Обижаться-то надо бы Ильину. Полковник Стогов забрал из батальона Васю Горошкина, поставил его командовать полковым взводом разведки. Конечно, парень на повышение пошел, но в батальоне-то его нет. Равноценную замену не вдруг найдешь. Ильин рад за своего боевого соратника, Горошкин батальон не забывает, при удобном случае заглядывает. Недавно прибежал взволнованный. А причина? На петлицах появились малиновые кубики младшего лейтенанта.
У Сапронова такого толкового разведчика, как Горошкин, никто не забирал. Зависть штука вредная, считал Ильин, она портит человека, делает его неуживчивым, недружелюбным. По Сапронову это видно. Нарезают участки для службы, ему кажется, что его батальону достался самый большой. Боеприпасы получает, чудится, ему дали меньше, чем другим. Не чудак ли?

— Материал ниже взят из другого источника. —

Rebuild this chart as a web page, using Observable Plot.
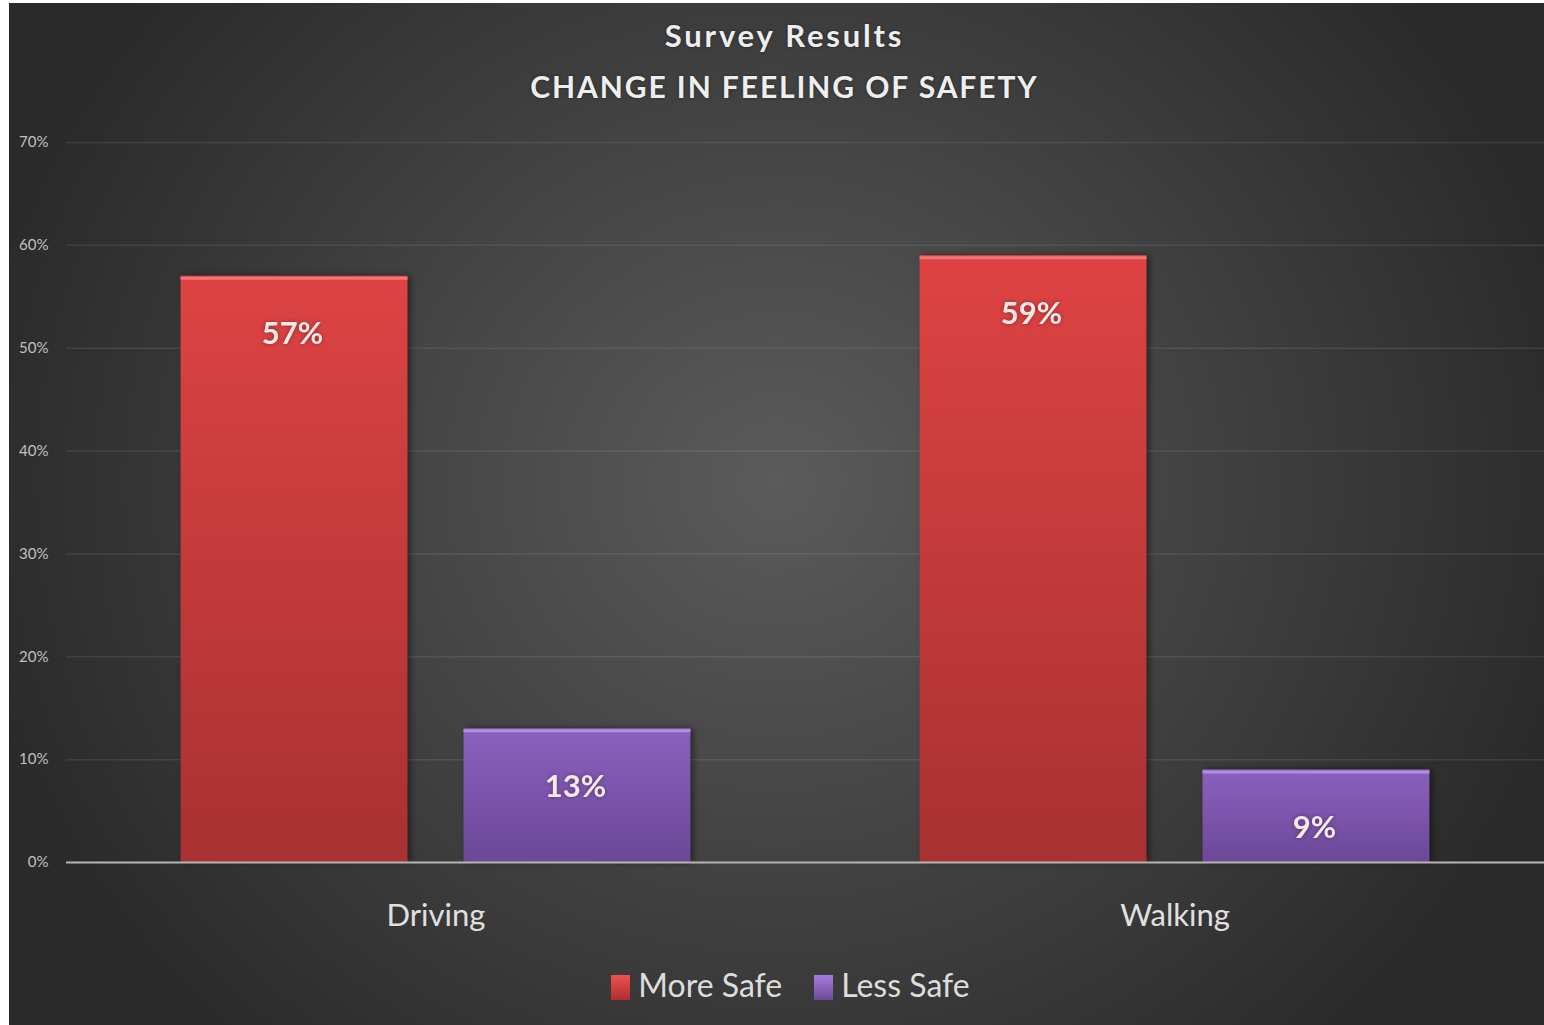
<!DOCTYPE html>
<html>
<head>
<meta charset="utf-8">
<script src="https://cdn.jsdelivr.net/npm/d3@7"></script>
<script src="https://cdn.jsdelivr.net/npm/@observablehq/plot@0.6"></script>
<style>
  html, body { margin: 0; padding: 0; background: #ffffff; width: 1544px; height: 1025px; overflow: hidden; }
  #frame {
    position: absolute; left: 9px; top: 3px; width: 1535px; height: 1022px;
    background: radial-gradient(ellipse 820px 760px at 50% 47%, #5b5b5b 0%, #2a2a2a 100%);
    font-family: Lato, "Open Sans", sans-serif;
    overflow: hidden;
  }
  .title { position: absolute; left: 8px; width: 100%; text-align: center; color: #eeeeee; font-weight: bold; text-shadow: 0 0 3px rgba(0,0,0,0.5); }
  #t1 { top: 13px; font-size: 31px; letter-spacing: 2.8px; }
  #t2 { top: 65px; font-size: 30px; letter-spacing: 1.9px; }
  #chart { position: absolute; left: 0; top: 119px; }
  #legend { position: absolute; left: 14px; top: 962px; width: 100%; text-align: center; color: #dddddd; font-size: 32px; }
  .item { display: inline-block; margin: 0 16px; }
  .sw { display: inline-block; width: 19px; height: 25px; vertical-align: -3px; margin-right: 8px; }
</style>
</head>
<body>
<div id="frame">
  <div class="title" id="t1">Survey Results</div>
  <div class="title" id="t2">CHANGE IN FEELING OF SAFETY</div>
  <div id="chart"></div>
  <div id="legend"></div>
</div>
<script>
const categories = ["Driving", "Walking"];
const series = ["More Safe", "Less Safe"];
const moreSafe = [57, 59];
const lessSafe = [13, 9];
const yTicks = [0, 10, 20, 30, 40, 50, 60, 70];
const seriesColors = ["url(#gradRed)", "url(#gradPurple)"];
const highlightColors = ["#f27474", "#b08ee0"];
const legendSwatches = ["linear-gradient(#f05050, #b02e2e)", "linear-gradient(#a57be0, #6f4a9a)"];

const data = [];
categories.forEach((c, i) => {
  data.push({category: c, series: series[0], value: moreSafe[i]});
  data.push({category: c, series: series[1], value: lessSafe[i]});
});

const plot = Plot.plot({
  width: 1535,
  height: 820,
  marginLeft: 56,
  marginRight: 0,
  marginTop: 20,
  marginBottom: 80,
  style: {background: "transparent", fontFamily: "Lato, 'Open Sans', sans-serif", color: "#cccccc", overflow: "visible"},
  fx: {domain: categories, padding: 0, label: null},
  x: {domain: series, paddingInner: 0.198, paddingOuter: 0.405, round: false, axis: null},
  y: {domain: [0, 70], label: null},
  color: {domain: series, range: seriesColors},
  marks: [
    Plot.gridY(yTicks, {stroke: "#ffffff", strokeOpacity: 0.09, strokeWidth: 1.5}),
    Plot.axisY(yTicks, {tickSize: 0, tickPadding: 18, tickFormat: d => d + "%", fontSize: 15, fill: "#c0c0c0", label: null}),
    Plot.axisFx({anchor: "bottom", tickSize: 0, tickPadding: 41, fontSize: 31, fill: "#e0e0e0", label: null}),
    Plot.barY(data, {fx: "category", x: "series", y: "value", fill: "series"}),
    Plot.tickY(data, {fx: "category", x: "series", y: "value", stroke: d => highlightColors[series.indexOf(d.series)], strokeWidth: 3, dy: 2}),
    Plot.ruleY([0], {stroke: "#b4b4b4", strokeWidth: 2}),
    Plot.text(data, {fx: "category", x: "series", y: "value", text: d => d.value + "%", dy: 58, dx: -2, fill: "#f5e8e8", fontSize: 31, fontWeight: "bold"})
  ]
});

const svg = d3.select(plot);
const defs = svg.insert("defs", ":first-child");
const g1 = defs.append("linearGradient").attr("id", "gradRed").attr("x1", 0).attr("y1", 0).attr("x2", 0).attr("y2", 1);
g1.append("stop").attr("offset", "0%").attr("stop-color", "#de4343");
g1.append("stop").attr("offset", "100%").attr("stop-color", "#a83131");
const g2 = defs.append("linearGradient").attr("id", "gradPurple").attr("x1", 0).attr("y1", 0).attr("x2", 0).attr("y2", 1);
g2.append("stop").attr("offset", "0%").attr("stop-color", "#8c60be");
g2.append("stop").attr("offset", "100%").attr("stop-color", "#6c4897");
svg.selectAll("g[aria-label='bar']").style("filter", "drop-shadow(3px 0px 3px rgba(0,0,0,0.45))");
svg.selectAll("g[aria-label='text']").style("filter", "drop-shadow(0px 0px 2px rgba(0,0,0,0.35))");

document.getElementById("chart").appendChild(plot);

const legend = document.getElementById("legend");
series.forEach((s, i) => {
  const item = document.createElement("span");
  item.className = "item";
  const sw = document.createElement("span");
  sw.className = "sw";
  sw.style.background = legendSwatches[i];
  item.appendChild(sw);
  item.appendChild(document.createTextNode(s));
  legend.appendChild(item);
});
</script>
</body>
</html>
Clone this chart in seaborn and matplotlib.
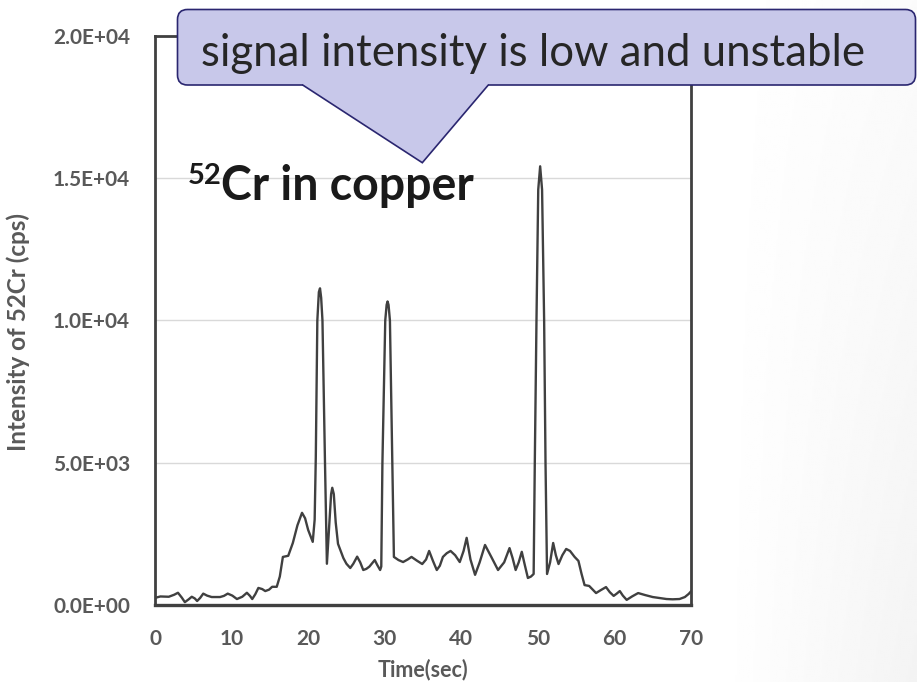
import numpy as np
import pandas as pd
import matplotlib
matplotlib.use("Agg")
import matplotlib.pyplot as plt
import seaborn as sns
from matplotlib.patches import FancyBboxPatch, Polygon

# 52Cr signal trace in copper (time in seconds, intensity in counts per second)
time_s = [
    0.0, 0.7, 1.8, 2.5, 3.0, 3.5, 3.9, 4.4, 4.8, 5.2, 5.5, 5.9, 6.3, 6.8, 7.4,
    8.5, 9.0, 9.5, 10.1, 10.7, 11.4, 12.0, 12.4, 12.7, 13.1, 13.5, 14.0, 14.4,
    14.9, 15.3, 15.9, 16.3, 16.7, 17.4, 18.0, 18.6, 19.2, 19.6, 20.0, 20.6,
    20.85, 21.0, 21.2, 21.4, 21.55, 21.7, 21.87, 22.2, 22.45, 22.8, 23.0,
    23.15, 23.35, 23.6, 23.9, 24.2, 24.6, 25.0, 25.5, 25.9, 26.4, 26.8, 27.2,
    27.6, 28.0, 28.4, 28.7, 29.0, 29.4, 29.55, 29.7, 30.07, 30.25, 30.37,
    30.5, 30.68, 31.0, 31.2, 31.8, 32.4, 33.0, 33.5, 34.2, 34.9, 35.4, 35.8,
    36.3, 36.8, 37.2, 37.6, 38.1, 38.6, 39.2, 39.8, 40.3, 40.7, 41.2, 41.8,
    42.4, 43.1, 43.9, 44.8, 45.6, 46.3, 46.7, 47.1, 47.5, 47.9, 48.3, 48.7,
    49.1, 49.45, 49.6, 49.82, 50.05, 50.3, 50.55, 50.82, 51.0, 51.2, 51.6,
    52.0, 52.35, 52.7, 53.2, 53.7, 54.2, 54.8, 55.3, 55.7, 56.1, 56.7, 57.1,
    57.6, 58.2, 58.9, 59.4, 59.9, 60.3, 60.7, 61.1, 61.6, 62.3, 63.1, 64.0,
    65.0, 66.0, 66.8, 67.6, 68.5, 69.2, 69.7, 70.0,
]
intensity_cps = [
    250, 300, 290, 360, 430, 260, 100, 200, 290, 230, 140, 250, 400, 330, 280,
    280, 320, 400, 330, 210, 290, 430, 320, 210, 380, 600, 560, 490, 540, 640,
    640, 1000, 1690, 1730, 2180, 2800, 3240, 3050, 2640, 2220, 3000, 5200,
    10000, 11000, 11130, 10800, 10000, 5000, 1450, 3000, 3900, 4120, 3900,
    2900, 2150, 1940, 1650, 1450, 1300, 1450, 1700, 1500, 1230, 1270, 1350,
    1480, 1580, 1420, 1230, 1350, 5000, 10000, 10550, 10670, 10550, 10000,
    5000, 1690, 1580, 1510, 1600, 1690, 1560, 1440, 1600, 1900, 1550, 1230,
    1380, 1690, 1820, 1900, 1750, 1510, 1900, 2360, 1600, 1060, 1500, 2110,
    1700, 1230, 1500, 2000, 1650, 1230, 1500, 1870, 1400, 950, 1000, 1090,
    5000, 10000, 14600, 15420, 14600, 10000, 5000, 1090, 1500, 2180, 1750,
    1440, 1750, 1970, 1900, 1690, 1550, 1100, 700, 670, 560, 420, 520, 630,
    450, 320, 400, 490, 330, 180, 300, 420, 350, 280, 240, 210, 200, 210, 280,
    390, 480,
]

x_ticks = [0, 10, 20, 30, 40, 50, 60, 70]
y_ticks = [0, 5000, 10000, 15000, 20000]
y_tick_labels = ["0.0E+00", "5.0E+03", "1.0E+04", "1.5E+04", "2.0E+04"]

W, H = 917, 682
sns.set_theme(style="white")
plt.rcParams["font.family"] = ["Lato", "DejaVu Sans"]

fig = plt.figure(figsize=(W / 100, H / 100), dpi=100)
fig.patch.set_facecolor("white")

# faint slide background shading toward the lower right
bg = fig.add_axes([0, 0, 1, 1], zorder=-5)
gx, gy = np.meshgrid(np.linspace(0, W, 460), np.linspace(0, H, 340))
shade = np.clip((gx - 720) / 197.0, 0, 1) * (0.35 + 0.65 * gy / H)
bg.imshow(1 - 0.045 * shade, cmap="gray", vmin=0, vmax=1, aspect="auto",
          extent=[0, W, H, 0], interpolation="bilinear")
bg.set_xlim(0, W)
bg.set_ylim(H, 0)
bg.axis("off")

left, right, bottom, top = 155, 691, 605, 36
ax = fig.add_axes([left / W, (H - bottom) / H, (right - left) / W, (bottom - top) / H])
ax.set_facecolor("white")

df = pd.DataFrame({"Time(sec)": time_s, "Intensity": intensity_cps})
sns.lineplot(data=df, x="Time(sec)", y="Intensity", ax=ax, color="#404040",
             linewidth=1.7, sort=False, estimator=None)
for ln in ax.get_lines():
    ln.set_solid_joinstyle("round")

ax.set_xlim(0, 70)
ax.set_ylim(0, 20000)
ax.set_xticks(x_ticks)
ax.set_xticklabels([str(v) for v in x_ticks])
ax.set_yticks(y_ticks)
ax.set_yticklabels(y_tick_labels)
ax.yaxis.grid(True, color="#d9d9d9", linewidth=1.0)
ax.xaxis.grid(False)
ax.tick_params(axis="both", length=0, labelsize=15, labelcolor="#595959")
ax.tick_params(axis="y", pad=18)
ax.tick_params(axis="x", pad=17)
for lab in ax.get_xticklabels() + ax.get_yticklabels():
    lab.set_fontweight("bold")

for name, sp in ax.spines.items():
    sp.set_visible(True)
    sp.set_color("#404040")
    sp.set_linewidth(2.0)
ax.spines["bottom"].set_linewidth(2.4)

ax.set_xlabel("Time(sec)", fontsize=15.5, fontweight="bold", color="#595959")
ax.set_ylabel("Intensity of 52Cr (cps)", fontsize=17.5, fontweight="bold", color="#595959")
ax.xaxis.set_label_coords(0.5, (bottom - 659) / (bottom - top))
ax.yaxis.set_label_coords((30 - left) / (right - left), (bottom - 332) / (bottom - top))

# overlay in pixel coordinates for the callout and the sample title
ov = fig.add_axes([0, 0, 1, 1], zorder=10)
ov.set_xlim(0, W)
ov.set_ylim(H, 0)
ov.axis("off")
ov.patch.set_alpha(0)

fill_c, edge_c = "#c8c8ea", "#2a2670"
box = FancyBboxPatch((177.5, 9.5), W - 177.5 - 1.5, 85 - 9.5,
                     boxstyle="round,pad=0,rounding_size=10",
                     facecolor=fill_c, edgecolor=edge_c, linewidth=1.2)
ov.add_patch(box)
ov.add_patch(Polygon([(303.5, 83.0), (487.5, 83.0), (488.3, 85.0),
                      (422.3, 162.7), (302.7, 85.0)],
                     closed=True, facecolor=fill_c, edgecolor="none"))
ov.plot([302.7, 422.3, 488.3], [85.0, 162.7, 85.0], color=edge_c, linewidth=1.2,
        solid_joinstyle="miter")
ov.text(533, 53, "signal intensity is low and unstable", ha="center", va="center",
        fontsize=31.5, color="#262626")

ov.text(188, 184, "52", ha="left", va="baseline", fontsize=21,
        fontweight="bold", color="#1a1a1a")
ov.text(221, 200, "Cr in copper", ha="left", va="baseline", fontsize=33.5,
        fontweight="bold", color="#1a1a1a")

fig.savefig("out.png", dpi=100)
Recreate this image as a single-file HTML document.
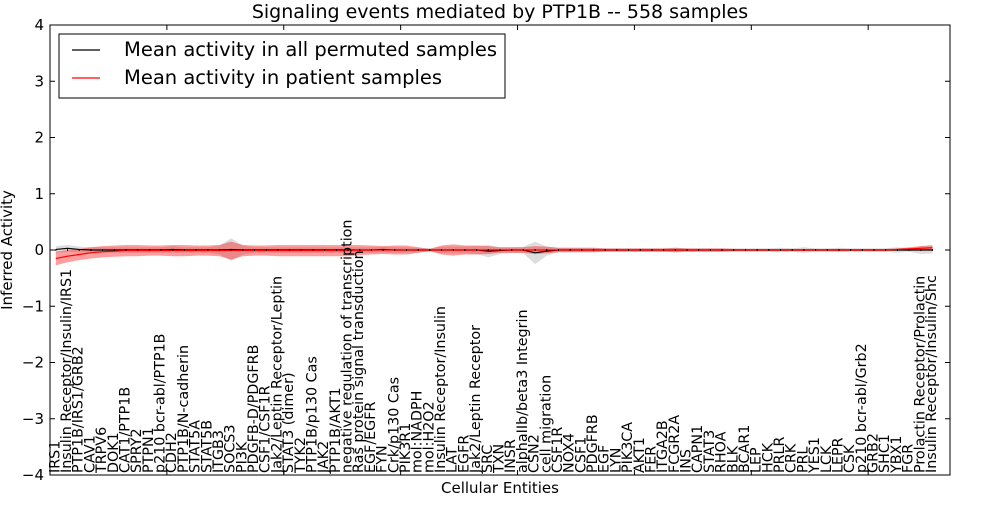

Батальон Сапронова непосредственно переправу охраняет, а Ильин подступы к ней. Заставы батальона Ильина перекрывают дороги в ближнем тылу войск, подходы к селам. Подразделения раскиданы по степи, за день не объедешь. У Сапронова все они под рукой.
Посты у шлагбаумов на дорогах, тыловые патрули и дозоры, заслоны нередко задерживали немецких агентов и диверсантов. Как правило, все они бывали одеты в нашу военную форму. Пытались пробраться к действующим частям, к переправе, к пристани, что-то разнюхать, взорвать, посеять у нас панику.